(Plotting code records)
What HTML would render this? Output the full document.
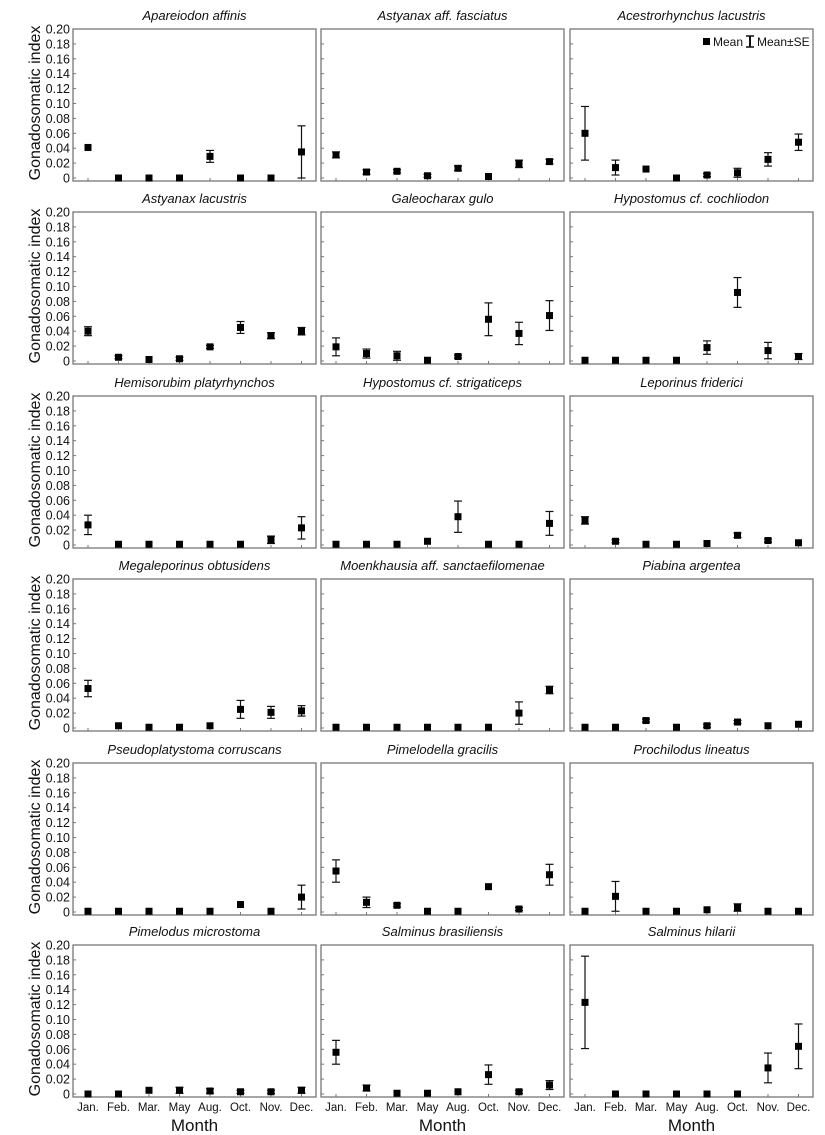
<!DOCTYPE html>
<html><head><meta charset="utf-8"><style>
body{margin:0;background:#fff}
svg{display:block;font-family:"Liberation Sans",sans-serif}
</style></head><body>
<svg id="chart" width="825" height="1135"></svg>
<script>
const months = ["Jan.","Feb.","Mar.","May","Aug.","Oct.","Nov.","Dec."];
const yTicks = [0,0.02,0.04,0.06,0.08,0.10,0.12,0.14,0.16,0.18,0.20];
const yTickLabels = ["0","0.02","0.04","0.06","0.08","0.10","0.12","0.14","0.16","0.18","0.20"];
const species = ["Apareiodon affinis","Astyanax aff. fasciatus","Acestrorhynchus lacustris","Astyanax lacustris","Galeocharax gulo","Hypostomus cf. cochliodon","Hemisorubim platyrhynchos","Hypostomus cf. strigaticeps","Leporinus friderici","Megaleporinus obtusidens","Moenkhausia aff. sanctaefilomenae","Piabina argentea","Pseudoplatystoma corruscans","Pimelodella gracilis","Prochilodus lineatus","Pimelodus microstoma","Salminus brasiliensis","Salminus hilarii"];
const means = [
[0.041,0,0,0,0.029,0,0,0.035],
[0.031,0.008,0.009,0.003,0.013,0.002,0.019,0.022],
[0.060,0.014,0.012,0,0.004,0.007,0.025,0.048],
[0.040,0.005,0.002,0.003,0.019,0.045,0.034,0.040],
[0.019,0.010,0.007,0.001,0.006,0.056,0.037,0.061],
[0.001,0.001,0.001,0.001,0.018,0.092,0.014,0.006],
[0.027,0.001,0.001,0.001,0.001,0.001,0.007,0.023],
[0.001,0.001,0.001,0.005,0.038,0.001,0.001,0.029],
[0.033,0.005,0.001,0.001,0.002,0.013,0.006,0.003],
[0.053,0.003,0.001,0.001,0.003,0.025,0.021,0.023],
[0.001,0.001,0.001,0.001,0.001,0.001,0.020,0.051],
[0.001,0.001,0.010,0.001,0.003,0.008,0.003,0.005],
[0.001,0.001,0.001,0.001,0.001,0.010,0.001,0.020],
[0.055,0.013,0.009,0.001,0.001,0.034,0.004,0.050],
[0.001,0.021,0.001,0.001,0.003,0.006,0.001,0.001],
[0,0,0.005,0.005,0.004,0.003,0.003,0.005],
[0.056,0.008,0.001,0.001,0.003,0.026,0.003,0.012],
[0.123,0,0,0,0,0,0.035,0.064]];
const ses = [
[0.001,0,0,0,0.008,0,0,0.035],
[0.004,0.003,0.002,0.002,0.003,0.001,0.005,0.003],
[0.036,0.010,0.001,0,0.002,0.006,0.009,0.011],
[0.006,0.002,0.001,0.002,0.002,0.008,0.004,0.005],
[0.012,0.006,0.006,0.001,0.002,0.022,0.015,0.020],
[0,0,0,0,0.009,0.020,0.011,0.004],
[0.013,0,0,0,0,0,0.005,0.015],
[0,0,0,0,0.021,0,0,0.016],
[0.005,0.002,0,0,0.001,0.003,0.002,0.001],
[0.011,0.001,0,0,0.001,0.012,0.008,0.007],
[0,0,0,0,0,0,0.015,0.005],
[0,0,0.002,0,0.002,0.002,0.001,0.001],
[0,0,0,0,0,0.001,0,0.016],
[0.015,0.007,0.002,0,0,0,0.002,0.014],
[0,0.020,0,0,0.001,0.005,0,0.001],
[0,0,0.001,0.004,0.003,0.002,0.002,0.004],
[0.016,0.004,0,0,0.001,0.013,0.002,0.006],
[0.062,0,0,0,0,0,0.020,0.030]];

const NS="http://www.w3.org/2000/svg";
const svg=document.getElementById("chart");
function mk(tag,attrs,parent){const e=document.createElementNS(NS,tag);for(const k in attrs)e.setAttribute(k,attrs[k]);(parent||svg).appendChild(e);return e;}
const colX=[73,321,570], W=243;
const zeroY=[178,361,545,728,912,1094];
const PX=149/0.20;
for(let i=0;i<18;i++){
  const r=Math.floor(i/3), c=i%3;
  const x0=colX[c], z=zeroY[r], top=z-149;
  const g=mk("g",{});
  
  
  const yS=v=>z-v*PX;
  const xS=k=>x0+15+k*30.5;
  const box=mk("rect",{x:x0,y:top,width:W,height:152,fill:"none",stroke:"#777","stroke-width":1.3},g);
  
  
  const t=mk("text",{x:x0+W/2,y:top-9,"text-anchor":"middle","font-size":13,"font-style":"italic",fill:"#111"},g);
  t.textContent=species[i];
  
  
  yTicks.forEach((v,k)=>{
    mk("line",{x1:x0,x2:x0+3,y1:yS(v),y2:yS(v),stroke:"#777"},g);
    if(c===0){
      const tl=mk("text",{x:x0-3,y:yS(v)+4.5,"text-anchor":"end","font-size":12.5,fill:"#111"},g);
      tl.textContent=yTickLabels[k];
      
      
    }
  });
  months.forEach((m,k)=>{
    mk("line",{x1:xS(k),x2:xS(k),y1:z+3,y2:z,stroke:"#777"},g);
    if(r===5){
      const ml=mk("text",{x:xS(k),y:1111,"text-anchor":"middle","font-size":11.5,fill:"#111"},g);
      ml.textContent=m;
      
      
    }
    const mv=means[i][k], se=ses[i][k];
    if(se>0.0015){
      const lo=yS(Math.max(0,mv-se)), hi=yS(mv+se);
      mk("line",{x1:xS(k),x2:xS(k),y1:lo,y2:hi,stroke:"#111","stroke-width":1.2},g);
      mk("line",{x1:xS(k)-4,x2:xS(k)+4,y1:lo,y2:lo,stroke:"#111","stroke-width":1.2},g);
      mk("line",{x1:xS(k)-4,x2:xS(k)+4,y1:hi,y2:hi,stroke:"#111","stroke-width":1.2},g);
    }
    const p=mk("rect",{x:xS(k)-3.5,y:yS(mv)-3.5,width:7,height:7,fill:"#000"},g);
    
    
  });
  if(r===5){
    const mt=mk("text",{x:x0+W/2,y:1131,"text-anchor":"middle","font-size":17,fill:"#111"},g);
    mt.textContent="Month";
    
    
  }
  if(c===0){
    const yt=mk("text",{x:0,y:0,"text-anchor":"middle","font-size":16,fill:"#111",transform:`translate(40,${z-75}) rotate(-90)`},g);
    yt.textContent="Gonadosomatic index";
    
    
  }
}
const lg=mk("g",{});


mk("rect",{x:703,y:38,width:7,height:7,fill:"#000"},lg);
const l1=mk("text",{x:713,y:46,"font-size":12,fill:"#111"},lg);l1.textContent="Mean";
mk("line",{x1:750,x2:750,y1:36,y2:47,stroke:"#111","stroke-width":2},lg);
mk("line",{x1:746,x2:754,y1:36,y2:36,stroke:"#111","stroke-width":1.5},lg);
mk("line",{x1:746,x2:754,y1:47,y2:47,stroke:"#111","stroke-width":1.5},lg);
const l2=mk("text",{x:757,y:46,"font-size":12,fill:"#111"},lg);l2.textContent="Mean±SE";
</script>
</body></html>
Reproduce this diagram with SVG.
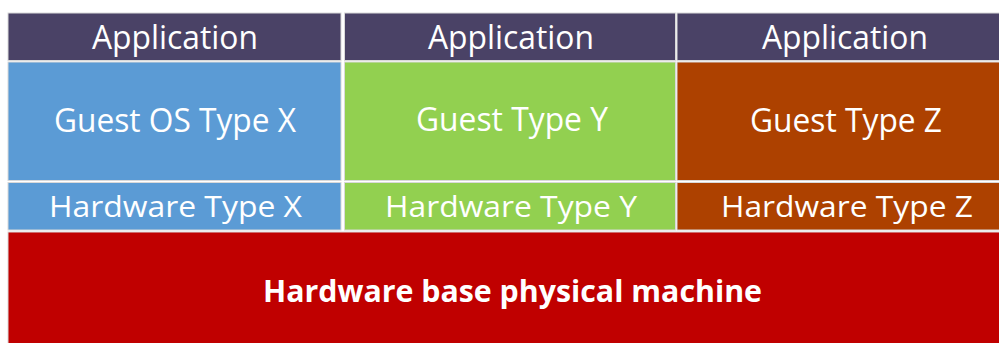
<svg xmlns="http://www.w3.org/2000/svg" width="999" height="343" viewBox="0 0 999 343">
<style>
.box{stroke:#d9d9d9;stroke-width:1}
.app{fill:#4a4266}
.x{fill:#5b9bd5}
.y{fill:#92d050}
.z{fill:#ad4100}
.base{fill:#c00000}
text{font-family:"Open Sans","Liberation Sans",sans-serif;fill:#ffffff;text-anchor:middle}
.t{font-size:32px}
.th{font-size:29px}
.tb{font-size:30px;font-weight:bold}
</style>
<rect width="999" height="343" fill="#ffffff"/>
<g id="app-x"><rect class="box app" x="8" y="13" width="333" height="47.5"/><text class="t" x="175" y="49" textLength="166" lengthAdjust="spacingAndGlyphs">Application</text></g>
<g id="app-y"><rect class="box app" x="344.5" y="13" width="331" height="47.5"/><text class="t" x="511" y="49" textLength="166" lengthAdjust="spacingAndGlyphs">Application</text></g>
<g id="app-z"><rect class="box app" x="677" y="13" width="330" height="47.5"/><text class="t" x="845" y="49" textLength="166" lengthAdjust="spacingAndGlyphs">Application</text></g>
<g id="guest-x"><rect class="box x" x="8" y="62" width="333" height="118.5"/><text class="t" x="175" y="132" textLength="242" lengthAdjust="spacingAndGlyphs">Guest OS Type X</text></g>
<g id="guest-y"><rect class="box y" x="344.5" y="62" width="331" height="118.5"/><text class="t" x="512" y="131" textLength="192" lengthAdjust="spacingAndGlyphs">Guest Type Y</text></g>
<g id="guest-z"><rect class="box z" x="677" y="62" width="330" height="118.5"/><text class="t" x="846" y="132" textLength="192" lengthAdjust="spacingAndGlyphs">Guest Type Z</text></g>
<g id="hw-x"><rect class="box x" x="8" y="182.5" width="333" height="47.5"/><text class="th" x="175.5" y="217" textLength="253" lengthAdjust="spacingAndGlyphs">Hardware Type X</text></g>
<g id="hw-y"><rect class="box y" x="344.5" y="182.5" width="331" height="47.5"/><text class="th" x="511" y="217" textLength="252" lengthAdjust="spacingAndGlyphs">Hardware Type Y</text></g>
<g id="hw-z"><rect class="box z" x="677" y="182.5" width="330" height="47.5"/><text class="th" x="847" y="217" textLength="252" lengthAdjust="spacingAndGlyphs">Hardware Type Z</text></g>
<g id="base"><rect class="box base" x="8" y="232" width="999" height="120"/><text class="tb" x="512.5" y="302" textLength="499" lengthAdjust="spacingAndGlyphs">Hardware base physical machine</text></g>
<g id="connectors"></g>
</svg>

## Exercise instructions
Select every line where the word "this" occurs.

## Response to the task
What HTML would render this? Output the full document.
Reproduce this diagram with SVG.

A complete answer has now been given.